3.    Les communautés d’abord et un tourisme responsable
Des activités touristiques prises en main par les communautés locales sont essentielles pour assurer la pérennité du secteur. Le secteur du tourisme s’appuie essentiellement sur des personnes dont beaucoup sont fortement dépendantes de cette activité et qui se retrouvent dans une situation extrêmement précaire. Nous avons besoin d’un secteur touristique agissant comme le moteur d’un développement équitable et inclusif. Les stratégies nationales en matière de tourisme doivent impérativement être centrées sur les communautés locales et faire en sorte que celles-ci puissent avoir un rôle de premier plan leur permettant de façonner l’avenir du secteur. Par rapport au traditionnel triptyque « mer, plage, soleil », le tourisme communautaire favorise également un comportement responsable des consommateurs en encourageant des échanges plus profonds et une meilleure compréhension de la culture locale. Nous ne devons pas oublier à quel point il est important de sensibiliser les visiteurs. Les consommateurs sont un puissant vecteur de changement. Leurs voix et leurs revendications ont le pouvoir d’améliorer les économies et le bien‑être des populations. Nous devons prendre conscience de l’importance d’organiser des campagnes visant à encourager un tourisme responsable et durable.

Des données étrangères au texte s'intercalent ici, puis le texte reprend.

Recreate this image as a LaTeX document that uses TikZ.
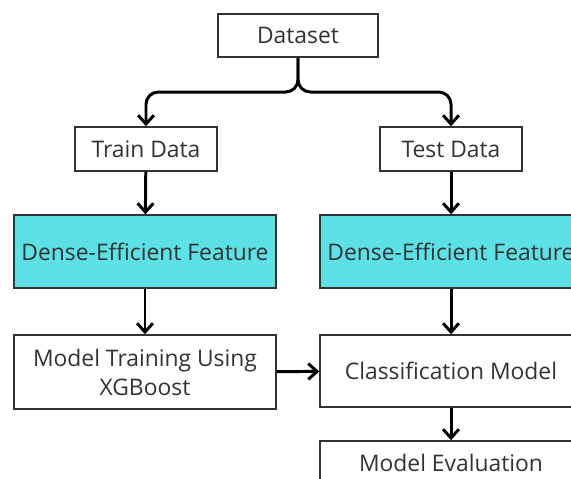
\documentclass[tikz,border=0pt]{standalone}
\usepackage{fontspec}
\setmainfont{Open Sans}
\usetikzlibrary{arrows.meta}
\definecolor{tuerkis}{HTML}{5CE1E6}
\definecolor{rand}{HTML}{333333}
\begin{document}
\begin{tikzpicture}[x=0.02cm,y=-0.02cm,
		kasten/.style={draw=rand, line width=0.85pt, text=rand, inner sep=0pt, align=center, font=\fontsize{13}{16.5}\selectfont},
		pfeil/.style={line width=1.7pt, -{Straight Barb[length=5pt,width=9pt]}}]
		% Hintergrund
		\useasboundingbox (0,0) rectangle (571,478);
		\clip (0,0) rectangle (571,478);
		\fill [white] (0,0) rectangle (571,478);
		% Kaesten oben
		\node [kasten, minimum width=3.2cm, minimum height=0.86cm] (dataset) at (298,35.5) {Dataset};
		\node [kasten, minimum width=2.84cm, minimum height=0.88cm] (train) at (146,149) {Train Data};
		\node [kasten, minimum width=2.84cm, minimum height=0.88cm] (test) at (451,149) {Test Data};
		% Merkmale
		\node [kasten, fill=tuerkis, minimum width=5.24cm, minimum height=1.46cm] (featL) at (145,251.5) {Dense-Efficient Feature};
		\node [kasten, fill=tuerkis, minimum width=5.24cm, minimum height=1.46cm] (featR) at (451,251.5) {Dense-Efficient Feature};
		% Modell
		\node [kasten, minimum width=5.24cm, minimum height=1.48cm] (training) at (145,372) {Model Training Using\\XGBoost};
		\node [kasten, minimum width=5.24cm, minimum height=1.44cm] (klass) at (451,371) {Classification Model};
		\node [kasten, minimum width=5.24cm, minimum height=0.88cm] (eval) at (451,463) {Model Evaluation};
		% Gabel
		\coordinate (gabel) at (298,92);
		\draw [pfeil, rounded corners=7pt] (dataset.south) |- (gabel -| train.north) -- (train.north);
		\draw [pfeil, rounded corners=7pt] (dataset.south) |- (gabel -| test.north) -- (test.north);
		% Pfeile
		\draw [pfeil] (train) -- (featL);
		\draw [pfeil] (featL) -- (training);
		\draw [pfeil] (test) -- (featR);
		\draw [pfeil] (featR) -- (klass);
		\draw [pfeil] (training) -- (klass);
		\draw [pfeil] (klass) -- (eval);
\end{tikzpicture}
\end{document}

Si les possibilités sont vastes, l’ampleur de la tâche l’est tout autant. Seuls des partenariats efficaces associant gouvernements, organisations internationales, secteur privé, réseaux régionaux, société civile et communautés locales seront en mesure d’amener un changement aussi radical. Le développement exige une approche intégrée impliquant l’ensemble de la société et une mutation du secteur touristique est vitale pour l’avenir des PEID. Comme l’ont rappelé avec insistance les dirigeants de ces pays lors de la 75e Assemblée générale des Nations Unies, l’heure doit être à l’action.